Si ricomincia la stagione cinematografica quando il cinema in Italia è ancora avaro di nuove uscite. In attesa che settembre porti con sé nuovi film interessanti, io e F. decidiamo di andare a vedere questo film del regista islandese Baltasar Kormákur, che si svolge a cavallo tra due paesi e due culture che apprezzo particolarmente, ossia l'Islanda e il Giappone.
Siamo nella primavera del 2022 quando tutto il mondo sta chiudendo i battenti di fronte all'avanzare della pandemia da Sars-Cov-2. Il protagonista Kristofer (Egill Ólafsson) è un uomo piuttosto avanti con gli anni che sa di andare incontro a una malattia neurologica degenerativa e a cui il medico consiglia di approfittare fino a quando è ancora lucido per sciogliere i nodi irrisolti della vita. È così che Kristofer decide di chiudere il suo ristorante e di partire alla ricerca di Miko, la ragazza giapponese che aveva conosciuto e di cui si era innamorato ai tempi in cui viveva a Londra e aveva deciso di abbandonare gli studi per lavorare in un ristorante giapponese.
Il presente in cui Kristofer lascia l'Islanda e va prima a Londra a cercare le tracce della donna amata e poi in Giappone a incontrarla si alterna alle immagini degli anni Settanta e alla storia di come l'allora giovane Kristofer (Palmi Kormákur, figlio del regista) conobbe la figlia del suo datore di lavoro (la modella e cantautrice Kôki) e se ne innamorò, ricambiato. Poi le cose non andarono come previsto, anche in seguito all'intervento del padre di Miko (genitore single dopo la morte della moglie nella tragedia del lancio della bomba atomica su Hiroshima), e Kristofer fece ritorno in Islanda, dove mise su famiglia, pur senza avere figli propri.

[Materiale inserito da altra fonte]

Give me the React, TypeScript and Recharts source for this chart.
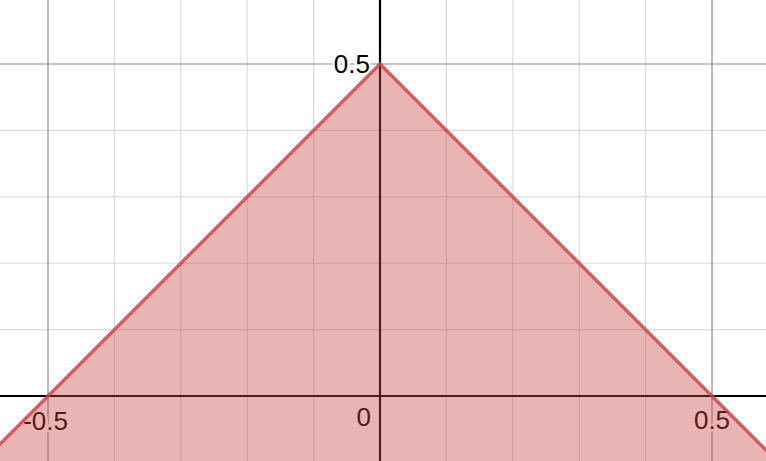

A poco a poco le fila del racconto vanno dipanandosi, aiutandoci a comprendere come la vita e il futuro di questi due giovani siano stati condizionati dal peso della storia, dall'ignoranza e dalla pressione sociale.
Il film di Kormákur è, in estrema sintesi, una storia d'amore che attraversa il tempo e lo spazio, e non posso negare che la delicatezza di fondo di questo racconto e dei suoi personaggi, sostenuta da scelte estetiche e di sceneggiatura coerenti, sia riuscita a toccare i miei sentimenti e mi abbia anche in parte commosso.
Touch non è un capolavoro, e soffre della semplificazione che il romanticismo inevitabilmente porta con sé nonché del tentativo - forse un tantino pretenzioso - di mettere insieme una storia d'amore con eventi ben più grandi della vita delle singole persone, ossia la bomba atomica e la pandemia. Anche la Londra degli anni Settanta e il ristorante giapponese in cui Kristofer lavorava mi hanno dato eccessivamente l'impressione di una ricostruzione da studio cinematografico con apposito color grading, una specie di sogno (che poi è forse una scelta voluta del regista che trasforma la realtà del passato filtrandola attraverso i ricordi del protagonista), ma tutto ciò toglie secondo me un po' di mordente alla forza dei sentimenti e alla verità della storia.
Però gli attori trasmettono empatia, la vicenda è delicata e trattata con amore da parte del regista, e dà allo spettatore la possibilità di rituffarsi nell'esperienza recente dello scoppio della pandemia che appare lontanissima nella nostra percezione ma in realtà risale a soli due anni e mezzo fa.
In conclusione, in assenza di capolavori in sala, mi sento di consigliare questo film, ché di sentimenti delicati ne abbiamo bisogno sempre.